For NCTA, the last FCC report’s data “remove any doubt that competition in the delivery of video programming is vibrant and here to stay,” the association said (http://xrl.us/bnpcjc). That report noted that DirecTV was the No. 2 U.S. MVPD, Dish Network was 3, Verizon ranked 7 and AT&T No. 9, the group said. “Despite Comcast’s acquisition of NBCUniversal and its cable networks, vertical integration continues to diminish because of the divestiture by Time Warner of Time Warner Cable and the recently announced decision by NBCUniversal to sell its ownership stake in A+E Networks.” Fourteen percent of cable channels would be owned by MVPDs after those deals, NCTA said. It said cable as of June had 56 percent of U.S. MVPD customers, DBS 34 percent, telcos 9 percent and overbuilders the rest, citing SNL Kagan figures.

Service from Netflix and other OVDs shouldn’t be taken to “overstate” those newer companies’ “presence,” the firm said (http://xrl.us/bnpcjt). “With no live news or sports programming, Netflix does not offer a complete substitute for MVPDs.” OVDs won’t “necessarily discipline price increases for the complete bundle of MVPD video programming,” Netflix said.

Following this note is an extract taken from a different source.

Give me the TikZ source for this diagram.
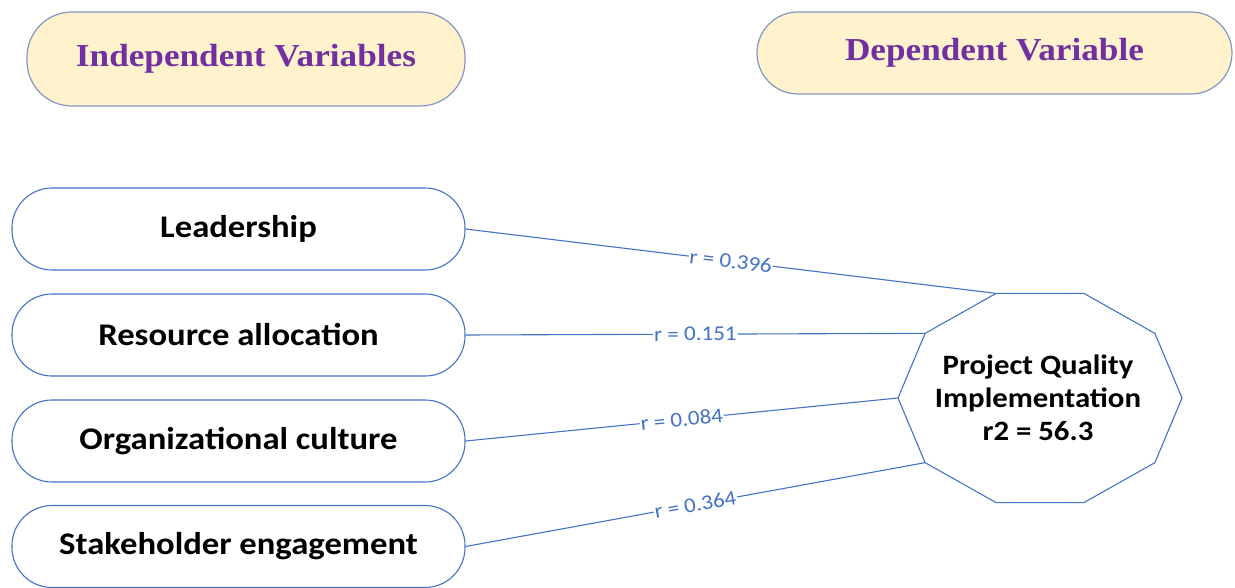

Netflix said ISPs selling pay TV have “market power” over OVDs because they can favor their own broadband traffic, including by not counting it in bandwidth caps, as the firm’s criticized AT&T, Comcast and Time Warner Cable for doing. “ISPs can either refuse, or charge Netflix for, sufficient entry ports to their networks to deliver the Netflix video traffic that Netflix subscribers have requested, even though these subscribers have paid for their broadband connections from the ISP,” the company said. Usage-based caps come “even though off-peak usage has zero marginal cost and does not impact network congestion,” the firm said. Netflix’s Open Connect content delivery network that sends its programming to ISP locations at no charge means “incumbent broadband network operators must interconnect their access networks with Open Connect servers,” the company said. “If Tier 1 operators refuse to interconnect with Open Connect, they will have made a decision to forgo a more efficient, cost-effective method for delivering video via the Internet."

Comcast, viewing OVDs as a complement “rather than supplement” to “traditional MVPD services,” cited Netflix’s licensing deals with AMC Networks. “Comcast welcomes new participants into the online video space, and it helps to enable their success by offering a robust broadband Internet service, as well as through the licensing deals offered by NBCUniversal to OVDs on a commercial basis (and pursuant to the NBCUniversal conditions).” Comcast ended Q2 with 21.1 million video subscribers and 18.7 million broadband customers, the operator said (http://xrl.us/bnpcky).

With Netflix having more subscribers than Comcast, Verizon said “over-the-top video is emerging as a legitimate alternative or companion to traditional video programming services.” Extending MVPD regulations to OVDs “could have unintended consequences and derail continued innovation by this developing industry,” said the telco with 4.5 million FiOS pay-TV subscribers on June 30 (http://xrl.us/bnpcmp). “The Commission must recognize that a provider of an over-the-top video service should not be considered an MVPD even if the same provider is an MVPD for the purpose of other, independent services that it offers.” Verizon is testing the ability to stream 3D video over Wi-Fi, it said. AT&T views “content as king” now “more than ever,” that telco said (http://xrl.us/bnpcmx). “The entities that control popular content have greater leverage over content distributors than ever before, and have used that leverage to extract higher licensing fees and demand carriage of less attractive programming -- squeezing out other content producers.”